COGNITIVE GENRE PROTOTYPE MODELLING AND ITS IMPLICATIONS FOR THE TEACHING OF ACADEMIC WRITING TO LEARNERS OF ENGLISH AS A SECOND LANGUAGE
Keywords:
Keywords: cognitive genre theory; prototype semantics; academic writing pedagogy; English for Academic Purposes; second language acquisition; schema- based instruction.Abstract
Abstract
The teaching of academic writing to learners of English as a second language
has long been preoccupied with two competing concerns: faithful reproduction of the
formal conventions of established scholarly genres, and the development of learner
agency and rhetorical creativity. This paper proposes an integrative theoretical
framework — Cognitive Genre Prototype Modelling (CGPM) — that draws on Eleanor
Rosch’s prototype theory, John Swales’ move-step analysis, and contemporary
cognitive accounts of genre to reconceptualise genre knowledge as a structured mental
representation organised around prototypical exemplars rather than rigid sets of
necessary and sufficient features. The study reports findings from an eight-week
pedagogical intervention conducted with thirty intermediate-level ESL learners
enrolled in a university-based English for Academic Purposes (EAP) programme, and
contrasts these outcomes with those of a comparable control group receiving
conventional genre-based instruction.
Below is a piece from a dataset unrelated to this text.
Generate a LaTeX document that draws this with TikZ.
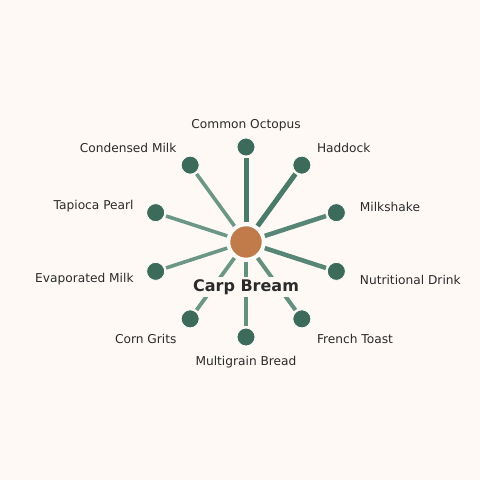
\documentclass[tikz,border=0pt]{standalone}
\usepackage{fontspec}
\setmainfont{DejaVu Sans}
\usetikzlibrary{calc}
\definecolor{bgc}{HTML}{FEF9F5}
\definecolor{nodec}{HTML}{3D6B5B}
\definecolor{centc}{HTML}{C17A4A}
\definecolor{txtc}{HTML}{2B2B2B}
\definecolor{lineA}{HTML}{4A7A69}
\definecolor{lineB}{HTML}{578676}
\definecolor{lineC}{HTML}{64917F}
\definecolor{lineD}{HTML}{6C9787}
\tikzset{
  leaf/.style={circle, fill=nodec, draw=white, line width=0.8bp, minimum size=18bp, inner sep=0pt},
  hub/.style={circle, fill=centc, draw=white, line width=1.5bp, minimum size=33bp, inner sep=0pt},
  lbl/.style={text=txtc, font=\fontsize{12.2bp}{14bp}\selectfont, inner sep=0pt},
  spoke/.style={line cap=butt, shorten <=2.5bp, shorten >=1.5bp},
}
\begin{document}
\begin{tikzpicture}[x=1bp,y=1bp]
\fill[bgc] (0,0) rectangle (480,480);
\useasboundingbox (0,0) rectangle (480,480);
\coordinate (o) at (246,238);
\coordinate (lo) at (246,237);
\coordinate (lr) at (247.5,237);
\node[hub] (c) at (o) {};
% leaves
\node[leaf] (n1) at ($(o)+(90:95)$) {};
\node[leaf] (n2) at ($(o)+(54:95)$) {};
\node[leaf] (n3) at ($(o)+(18:95)$) {};
\node[leaf] (n4) at ($(o)+(-18:95)$) {};
\node[leaf] (n5) at ($(o)+(-54:95)$) {};
\node[leaf] (n6) at ($(o)+(-90:95)$) {};
\node[leaf] (n7) at ($(o)+(-126:95)$) {};
\node[leaf] (n8) at ($(o)+(-162:95)$) {};
\node[leaf] (n9) at ($(o)+(162:95)$) {};
\node[leaf] (n10) at ($(o)+(126:95)$) {};
% spokes
\draw[spoke, lineA, line width=5bp] (c) -- (n1);
\draw[spoke, lineA, line width=5bp] (c) -- (n2);
\draw[spoke, lineB, line width=4.5bp] (c) -- (n3);
\draw[spoke, lineB, line width=4.5bp] (c) -- (n4);
\draw[spoke, lineC, line width=4bp] (c) -- (n5);
\draw[spoke, lineC, line width=4bp] (c) -- (n6);
\draw[spoke, lineD, line width=3.8bp] (c) -- (n7);
\draw[spoke, lineD, line width=3.6bp] (c) -- (n8);
\draw[spoke, lineD, line width=3.6bp] (c) -- (n9);
\draw[spoke, lineD, line width=3.6bp] (c) -- (n10);
% labels
\node[lbl, anchor=center] (l1) at ($(lo)+(90:118)$) {Common Octopus};
\node[lbl, anchor=west] (l2) at ($(lr)+(54:118)$) {Haddock};
\node[lbl, anchor=west] (l3) at ($(lr)+(18:118)$) {Milkshake};
\node[lbl, anchor=west] (l4) at ($(lr)+(-18:118)$) {Nutritional Drink};
\node[lbl, anchor=west] (l5) at ($(lr)+(-54:118)$) {French Toast};
\node[lbl, anchor=center] (l6) at ($(lo)+(-90:119)$) {Multigrain Bread};
\node[lbl, anchor=east] (l7) at ($(lo)+(-126:118)$) {Corn Grits};
\node[lbl, anchor=east] (l8) at ($(lo)+(-162:118)$) {Evaporated Milk};
\node[lbl, anchor=east] (l9) at ($(lo)+(162:118)$) {Tapioca Pearl};
\node[lbl, anchor=east] (l10) at ($(lo)+(126:118)$) {Condensed Milk};
% title
\node[fill=bgc, text=txtc, inner sep=2.5bp, font=\bfseries\fontsize{16bp}{18bp}\selectfont] (t) at (246,193) {Carp Bream};
\end{tikzpicture}
\end{document}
Analytic comparison of pre- and post-
intervention texts, supplemented by questionnaire data and semi-structured interviews,
indicates that learners exposed to CGPM demonstrated stronger rhetorical structuring,
greater discoursal flexibility, and an enhanced metacognitive vocabulary for describing
their own writing decisions. The paper concludes by outlining implications for syllabus
design, materials development, teacher education, and the assessment of academic
writing in second-language settings.